OPINIóN
Actualizado 24/07/2015
Eutimio Cuesta

Mi amigo Alejandro aprendió el oficio de pastor desde los nueve años. Su padre lo llevaba consigo los veranos para que no se aburriera. El día de san Pedro, habían cerrado la escuela por vacaciones. No sabía de casas, él, desde chico, había vivido en chozos y correteado por majadas. Desconocía la palabra: propiedad. Él disfrutaba de la naturaleza, del agua, del aire  cierzo, de la brisa que enternece y del entorno de las cosas, que él disfrutaba a sus anchas, pero que no eran suyas. Alejandro nunca tuvo nada, nunca fue poseedor de nada, pero no le faltó de nada.  Lo suyo era el usufructo que había heredado, sin papeles, de la madre naturaleza. No tenía donde caerse muerto pero se sentía feliz; en cambio, nuestro amigo Lorenzo, sí tenía casa. La había construido con los ahorros que trajo de Francia, pues Lorenzo fue emigrante desde muy joven. Lorenzo había aprendido, porque se lo dijo el secretario del pueblo, a ser propietario, a disfrutar de un bien que se había labrado con mucho esfuerzo y con enorme sacrificio.

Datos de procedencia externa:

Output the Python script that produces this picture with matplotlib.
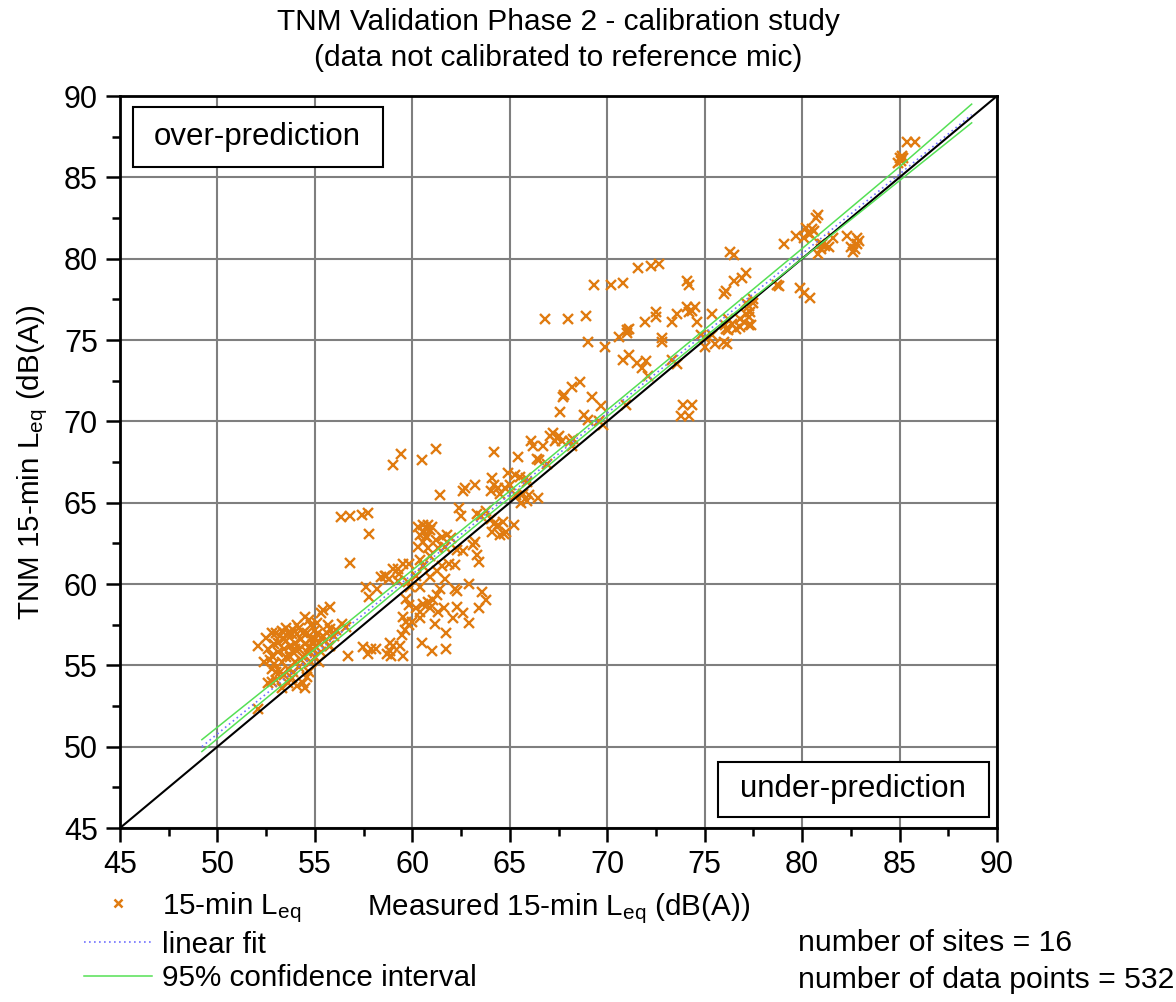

Un día le llegó una carta de la hacienda, en la que se le indicaba que tenía que pagar un impuesto por ser propietario de una vivienda. Por ser dueño absoluto de un bien, debía  contribuir al bien común. Con gusto o con disgusto lo hacía todos los años. Digo lo del gusto o disgusto, porque nunca le pregunté por su intención.

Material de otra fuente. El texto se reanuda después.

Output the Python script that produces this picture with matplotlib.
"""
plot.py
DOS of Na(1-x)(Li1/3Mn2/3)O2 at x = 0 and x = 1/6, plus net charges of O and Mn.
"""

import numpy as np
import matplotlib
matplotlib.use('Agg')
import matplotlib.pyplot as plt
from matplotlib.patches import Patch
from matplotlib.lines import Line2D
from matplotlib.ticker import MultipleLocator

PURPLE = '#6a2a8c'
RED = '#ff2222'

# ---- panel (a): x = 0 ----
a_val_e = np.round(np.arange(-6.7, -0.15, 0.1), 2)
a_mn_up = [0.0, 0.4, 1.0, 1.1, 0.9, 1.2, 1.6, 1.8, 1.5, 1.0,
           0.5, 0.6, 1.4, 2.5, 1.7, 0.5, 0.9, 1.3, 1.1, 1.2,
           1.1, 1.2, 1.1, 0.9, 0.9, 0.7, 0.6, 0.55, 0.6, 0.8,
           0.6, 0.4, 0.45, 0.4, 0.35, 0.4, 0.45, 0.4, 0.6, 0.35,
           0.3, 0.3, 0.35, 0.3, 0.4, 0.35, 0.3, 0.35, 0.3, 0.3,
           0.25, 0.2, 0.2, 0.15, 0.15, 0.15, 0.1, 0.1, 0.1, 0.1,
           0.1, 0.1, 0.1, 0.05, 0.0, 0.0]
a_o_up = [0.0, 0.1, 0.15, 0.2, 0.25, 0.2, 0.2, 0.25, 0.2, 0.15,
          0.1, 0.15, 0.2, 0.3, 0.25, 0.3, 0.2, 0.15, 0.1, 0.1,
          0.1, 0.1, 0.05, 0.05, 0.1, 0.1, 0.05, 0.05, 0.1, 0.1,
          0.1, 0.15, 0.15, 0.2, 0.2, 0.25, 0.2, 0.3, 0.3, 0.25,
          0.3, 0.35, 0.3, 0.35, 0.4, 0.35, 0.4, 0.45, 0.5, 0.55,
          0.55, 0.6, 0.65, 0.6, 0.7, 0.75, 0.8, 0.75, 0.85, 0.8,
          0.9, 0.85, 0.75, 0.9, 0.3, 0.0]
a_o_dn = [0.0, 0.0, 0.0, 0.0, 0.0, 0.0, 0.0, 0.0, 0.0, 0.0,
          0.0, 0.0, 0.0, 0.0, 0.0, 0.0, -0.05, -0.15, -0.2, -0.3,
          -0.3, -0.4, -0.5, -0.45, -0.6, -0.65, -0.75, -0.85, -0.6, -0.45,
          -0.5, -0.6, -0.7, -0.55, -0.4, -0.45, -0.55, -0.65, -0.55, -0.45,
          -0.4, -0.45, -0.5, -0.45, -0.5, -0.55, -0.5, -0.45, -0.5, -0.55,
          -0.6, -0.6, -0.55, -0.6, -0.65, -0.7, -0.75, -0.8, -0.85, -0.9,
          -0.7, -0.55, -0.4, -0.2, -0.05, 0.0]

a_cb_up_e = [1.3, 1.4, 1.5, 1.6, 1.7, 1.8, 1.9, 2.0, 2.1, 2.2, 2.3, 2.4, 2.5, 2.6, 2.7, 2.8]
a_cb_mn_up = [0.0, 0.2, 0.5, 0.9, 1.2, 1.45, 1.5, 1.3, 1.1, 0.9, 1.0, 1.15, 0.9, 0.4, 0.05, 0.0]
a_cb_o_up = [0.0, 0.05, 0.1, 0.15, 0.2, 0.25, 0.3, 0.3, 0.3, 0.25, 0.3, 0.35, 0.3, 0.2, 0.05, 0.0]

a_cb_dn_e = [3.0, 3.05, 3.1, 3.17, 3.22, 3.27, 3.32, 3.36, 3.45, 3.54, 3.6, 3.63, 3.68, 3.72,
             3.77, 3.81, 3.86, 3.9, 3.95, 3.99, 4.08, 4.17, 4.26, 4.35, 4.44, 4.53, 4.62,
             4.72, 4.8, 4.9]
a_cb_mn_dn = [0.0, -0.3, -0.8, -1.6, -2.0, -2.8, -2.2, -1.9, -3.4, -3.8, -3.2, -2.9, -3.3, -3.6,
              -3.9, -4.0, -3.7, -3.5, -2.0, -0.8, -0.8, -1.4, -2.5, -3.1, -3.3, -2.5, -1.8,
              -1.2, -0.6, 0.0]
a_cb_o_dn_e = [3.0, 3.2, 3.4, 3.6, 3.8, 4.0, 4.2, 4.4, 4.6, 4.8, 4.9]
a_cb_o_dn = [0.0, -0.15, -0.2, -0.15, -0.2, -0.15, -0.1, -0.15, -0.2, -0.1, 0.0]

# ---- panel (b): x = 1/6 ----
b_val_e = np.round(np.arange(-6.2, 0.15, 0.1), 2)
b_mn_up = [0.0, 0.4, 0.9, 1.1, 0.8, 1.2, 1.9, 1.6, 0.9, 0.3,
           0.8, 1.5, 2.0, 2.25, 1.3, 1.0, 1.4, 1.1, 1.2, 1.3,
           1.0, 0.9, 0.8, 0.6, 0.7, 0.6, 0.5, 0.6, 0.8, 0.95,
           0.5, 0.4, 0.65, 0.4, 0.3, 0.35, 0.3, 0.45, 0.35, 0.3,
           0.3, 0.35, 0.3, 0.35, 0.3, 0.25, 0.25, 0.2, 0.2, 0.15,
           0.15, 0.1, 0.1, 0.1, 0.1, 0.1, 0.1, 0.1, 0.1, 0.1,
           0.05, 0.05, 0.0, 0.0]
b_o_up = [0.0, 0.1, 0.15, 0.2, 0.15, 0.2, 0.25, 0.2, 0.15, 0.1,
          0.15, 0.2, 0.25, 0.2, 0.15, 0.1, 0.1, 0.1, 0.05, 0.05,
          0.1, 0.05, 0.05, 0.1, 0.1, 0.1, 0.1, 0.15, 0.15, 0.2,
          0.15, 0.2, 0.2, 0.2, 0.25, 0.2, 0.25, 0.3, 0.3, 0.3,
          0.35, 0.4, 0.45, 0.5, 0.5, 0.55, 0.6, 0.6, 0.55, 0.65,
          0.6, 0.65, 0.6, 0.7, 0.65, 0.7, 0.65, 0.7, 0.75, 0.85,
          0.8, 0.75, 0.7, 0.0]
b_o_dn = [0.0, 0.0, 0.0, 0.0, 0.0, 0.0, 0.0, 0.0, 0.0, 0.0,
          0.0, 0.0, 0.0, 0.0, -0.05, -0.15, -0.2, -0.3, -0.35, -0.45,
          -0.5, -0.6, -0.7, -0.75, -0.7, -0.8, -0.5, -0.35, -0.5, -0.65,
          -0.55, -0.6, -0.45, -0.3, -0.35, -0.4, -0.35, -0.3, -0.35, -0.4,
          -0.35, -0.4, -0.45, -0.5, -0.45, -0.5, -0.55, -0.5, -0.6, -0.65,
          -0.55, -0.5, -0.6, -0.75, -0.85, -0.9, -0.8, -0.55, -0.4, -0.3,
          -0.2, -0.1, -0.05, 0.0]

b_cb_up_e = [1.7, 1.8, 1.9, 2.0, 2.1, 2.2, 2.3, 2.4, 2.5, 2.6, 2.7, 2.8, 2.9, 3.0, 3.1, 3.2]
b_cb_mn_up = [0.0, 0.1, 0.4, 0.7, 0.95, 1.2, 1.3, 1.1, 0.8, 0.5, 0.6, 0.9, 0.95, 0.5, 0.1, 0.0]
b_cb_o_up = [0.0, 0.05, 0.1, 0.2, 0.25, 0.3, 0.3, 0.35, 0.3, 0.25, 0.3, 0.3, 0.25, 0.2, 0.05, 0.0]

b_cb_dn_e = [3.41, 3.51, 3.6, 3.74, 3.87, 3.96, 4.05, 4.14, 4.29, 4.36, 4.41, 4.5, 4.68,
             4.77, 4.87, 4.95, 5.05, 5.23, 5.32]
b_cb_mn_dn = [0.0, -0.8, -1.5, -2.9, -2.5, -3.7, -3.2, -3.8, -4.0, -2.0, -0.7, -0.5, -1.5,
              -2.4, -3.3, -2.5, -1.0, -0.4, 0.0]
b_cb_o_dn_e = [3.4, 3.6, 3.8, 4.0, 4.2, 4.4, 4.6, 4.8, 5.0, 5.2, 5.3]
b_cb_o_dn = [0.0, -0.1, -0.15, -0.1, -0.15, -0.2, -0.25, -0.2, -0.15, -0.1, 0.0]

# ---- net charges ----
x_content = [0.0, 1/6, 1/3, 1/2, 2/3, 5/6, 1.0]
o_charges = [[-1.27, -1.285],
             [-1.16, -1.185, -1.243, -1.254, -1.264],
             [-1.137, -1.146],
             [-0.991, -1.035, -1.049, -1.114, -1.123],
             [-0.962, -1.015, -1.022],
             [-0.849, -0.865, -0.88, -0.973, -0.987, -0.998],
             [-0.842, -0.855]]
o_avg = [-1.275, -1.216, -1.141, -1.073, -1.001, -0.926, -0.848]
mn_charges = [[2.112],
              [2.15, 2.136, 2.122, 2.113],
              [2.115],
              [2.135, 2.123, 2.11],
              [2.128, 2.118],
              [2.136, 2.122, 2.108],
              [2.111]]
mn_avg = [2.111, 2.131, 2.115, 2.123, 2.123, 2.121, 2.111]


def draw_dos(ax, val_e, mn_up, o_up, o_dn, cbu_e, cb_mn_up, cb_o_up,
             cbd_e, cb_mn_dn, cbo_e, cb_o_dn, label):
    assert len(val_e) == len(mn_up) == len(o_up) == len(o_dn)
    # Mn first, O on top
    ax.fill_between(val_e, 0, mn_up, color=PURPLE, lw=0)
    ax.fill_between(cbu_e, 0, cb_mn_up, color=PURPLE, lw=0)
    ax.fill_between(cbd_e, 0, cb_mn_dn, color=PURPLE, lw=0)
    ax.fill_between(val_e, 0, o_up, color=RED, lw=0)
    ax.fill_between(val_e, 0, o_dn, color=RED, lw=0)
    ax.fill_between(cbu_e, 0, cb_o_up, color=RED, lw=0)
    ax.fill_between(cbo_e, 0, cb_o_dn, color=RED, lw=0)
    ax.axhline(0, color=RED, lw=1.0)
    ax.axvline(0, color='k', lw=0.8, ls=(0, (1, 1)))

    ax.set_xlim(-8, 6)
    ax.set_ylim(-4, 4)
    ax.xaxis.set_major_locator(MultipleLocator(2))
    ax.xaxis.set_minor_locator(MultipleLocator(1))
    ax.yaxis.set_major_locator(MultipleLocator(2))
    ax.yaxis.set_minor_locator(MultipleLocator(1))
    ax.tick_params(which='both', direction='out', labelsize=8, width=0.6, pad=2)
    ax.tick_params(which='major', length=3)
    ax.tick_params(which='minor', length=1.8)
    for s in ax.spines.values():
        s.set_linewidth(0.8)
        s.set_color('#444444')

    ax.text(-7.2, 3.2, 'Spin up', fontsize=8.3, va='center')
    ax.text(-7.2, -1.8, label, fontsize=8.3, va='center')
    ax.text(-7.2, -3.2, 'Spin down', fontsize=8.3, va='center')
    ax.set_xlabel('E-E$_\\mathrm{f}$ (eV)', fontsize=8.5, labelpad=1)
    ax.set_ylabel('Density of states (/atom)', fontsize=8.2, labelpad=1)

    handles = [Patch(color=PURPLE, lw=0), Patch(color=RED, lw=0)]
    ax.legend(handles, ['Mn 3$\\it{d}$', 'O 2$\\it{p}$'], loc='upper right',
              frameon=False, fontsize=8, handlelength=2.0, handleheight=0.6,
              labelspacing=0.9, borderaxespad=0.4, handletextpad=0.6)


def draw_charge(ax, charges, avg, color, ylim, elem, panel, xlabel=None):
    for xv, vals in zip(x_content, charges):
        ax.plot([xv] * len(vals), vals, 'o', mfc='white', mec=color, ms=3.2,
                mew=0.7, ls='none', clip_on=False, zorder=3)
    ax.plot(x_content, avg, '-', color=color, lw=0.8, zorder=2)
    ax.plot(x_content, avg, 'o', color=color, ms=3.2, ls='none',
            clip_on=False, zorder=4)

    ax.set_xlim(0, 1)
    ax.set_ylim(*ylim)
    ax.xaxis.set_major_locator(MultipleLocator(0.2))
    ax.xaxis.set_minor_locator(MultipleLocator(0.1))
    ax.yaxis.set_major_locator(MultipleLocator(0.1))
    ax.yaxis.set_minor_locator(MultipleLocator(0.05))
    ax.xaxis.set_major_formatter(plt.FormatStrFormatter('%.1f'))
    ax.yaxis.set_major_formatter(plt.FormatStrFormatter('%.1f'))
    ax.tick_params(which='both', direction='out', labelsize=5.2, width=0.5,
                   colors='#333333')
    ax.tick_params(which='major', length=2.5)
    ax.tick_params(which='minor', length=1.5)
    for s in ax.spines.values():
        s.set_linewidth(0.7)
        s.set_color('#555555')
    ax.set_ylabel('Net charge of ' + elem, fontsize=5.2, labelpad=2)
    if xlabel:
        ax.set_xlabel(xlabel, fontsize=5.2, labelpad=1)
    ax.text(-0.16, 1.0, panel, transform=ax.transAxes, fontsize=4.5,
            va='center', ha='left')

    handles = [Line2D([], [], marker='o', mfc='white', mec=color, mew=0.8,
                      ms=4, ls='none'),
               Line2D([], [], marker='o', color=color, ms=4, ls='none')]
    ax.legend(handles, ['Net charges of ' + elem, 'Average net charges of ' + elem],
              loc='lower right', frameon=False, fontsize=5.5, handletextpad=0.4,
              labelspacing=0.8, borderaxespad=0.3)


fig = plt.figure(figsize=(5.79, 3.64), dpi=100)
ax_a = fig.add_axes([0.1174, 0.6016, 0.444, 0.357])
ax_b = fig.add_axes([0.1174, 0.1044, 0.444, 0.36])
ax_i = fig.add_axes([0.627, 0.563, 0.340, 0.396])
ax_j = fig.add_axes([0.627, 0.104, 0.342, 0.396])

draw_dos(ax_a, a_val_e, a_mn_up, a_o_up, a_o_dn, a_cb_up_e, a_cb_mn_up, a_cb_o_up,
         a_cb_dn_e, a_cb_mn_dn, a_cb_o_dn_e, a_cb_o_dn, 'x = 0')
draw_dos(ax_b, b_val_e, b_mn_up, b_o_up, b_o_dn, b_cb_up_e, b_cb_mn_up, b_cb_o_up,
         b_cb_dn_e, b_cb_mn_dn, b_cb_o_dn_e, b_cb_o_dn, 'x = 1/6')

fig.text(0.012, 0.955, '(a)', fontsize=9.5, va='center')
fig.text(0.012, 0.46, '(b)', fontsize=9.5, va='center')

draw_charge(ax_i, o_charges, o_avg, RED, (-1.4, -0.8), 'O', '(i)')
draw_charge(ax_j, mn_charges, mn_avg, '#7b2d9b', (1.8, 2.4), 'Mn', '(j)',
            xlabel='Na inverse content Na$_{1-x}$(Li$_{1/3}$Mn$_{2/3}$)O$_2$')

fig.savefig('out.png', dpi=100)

Lorenzo es el padre de Eusebio, un muchacho que hizo estudios y llegó a conseguir un trabajo y esposa. Se instaló en un pueblo de los alrededores de Madrid, y concertó con su mujer comprar un piso. Apenas contaban con ahorros, y su padre, los cuatro cuartos que tenía, los había empleado en levantarse la casa del pueblo. Y se dejaron llevar de las ofertas y de las facilidades de los bancos, y se metieron en la zozobra de un crédito. Todo iba bien en principio: trabajaban los dos: un sueldo para amortizar el préstamo y el otro, para comer y demás gastos.

Actualmente, están hipotecados. No son dueños de su vivienda, no pueden disponer del bien, sin restricciones, hasta que no salden la deuda. Entonces, ¿de quién es la casa? ¿Por qué el banco te manda a la calle, si no pagas?, ¿quizás porque el verdadero amo del inmueble sea el propio banco? ¿Y Si el banco es el propietario absoluto, por qué no paga el IBI? Y si dice que no es el dueño, ¿por qué nos desahucia y se les ampara?

Mi pregunta es muy ingenua, No sé de leyes, sólo me guio por la lógica. La justicia debe ser otra ciencia, que, posiblemente, se fundamente en silogismos juiciosos, de esos argumentos que yo defino como ergos de la ética;  por eso, me animo y reclamo la última palabra a los jueces.